Even Toronto’s finest were stymied. Fifty-three Division is located directly across the street from the steel lattice tower and so we wandered into the station, sure an officer from the local constabulary could provide an answer. After all, this was their beat. When asked if he knew of the tower’s purpose, the desk sergeant on duty said, rather flatly, that he did not. After giving us a powerfully suspicious once-over with several other officers, the desk sergeant sheepishly confessed that until we had pointed it out, he had never even noticed the tower before.

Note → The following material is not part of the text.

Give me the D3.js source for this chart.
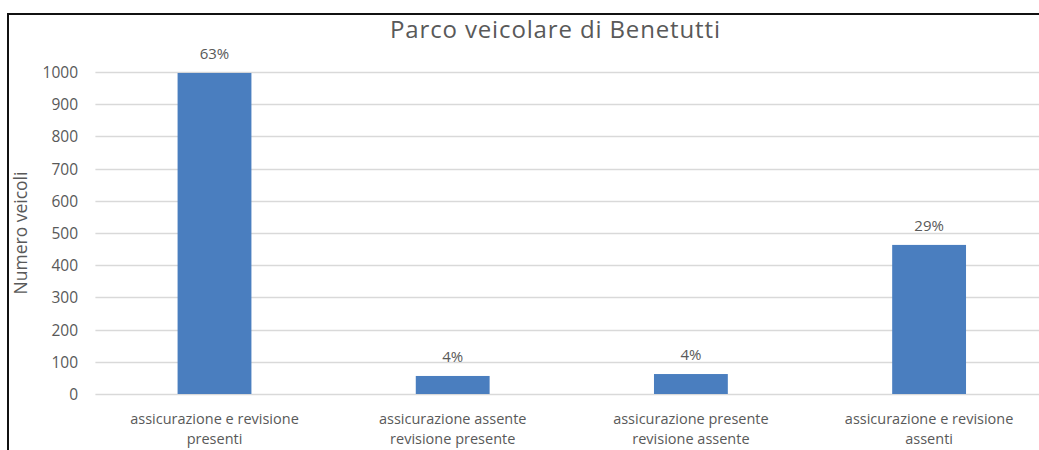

The copper shouldn’t have felt sheepish. Toronto Hydro, whose name is noticeably engraved across the face of the imposing building the tower sits on, also had no knowledge of this mysterious orange edifice, and apparently—as we later found out—they own it.
Undeterred, we were finally put in touch with Neil Stewart, a frontline manager for maintenance with Hydro One. Stewart said the purpose of the tower was obvious, in that its colour revealed its function. Towers coloured orange and white, Stewart explained, indicate they are intended for communication purposes.
Who knew?
Officially, the tower in question is classified as a microwave transmission tower.
Why is there a microwave transmission tower in the middle of a thriving residential and commercial neighbourhood, you ask? The answer lies in the function of the building to which the tower is anchored. Originally built as an electrical substation in the early 1920s, by the mid-’50s the building was being used as a command centre for Toronto Hydro’s northern district operations. From here, utility vehicles were dispatched on service calls, and the microwave transmission tower was a means of maintaining radio contact. Eventually, Toronto Hydro ceased using this location as a command post and moved away. There must not have been enough space in the moving van for the tower because it was left behind.
As of today, the substation still maintains its operations, but the tower is no longer used for communication purposes or, as far as we can tell, anything at all.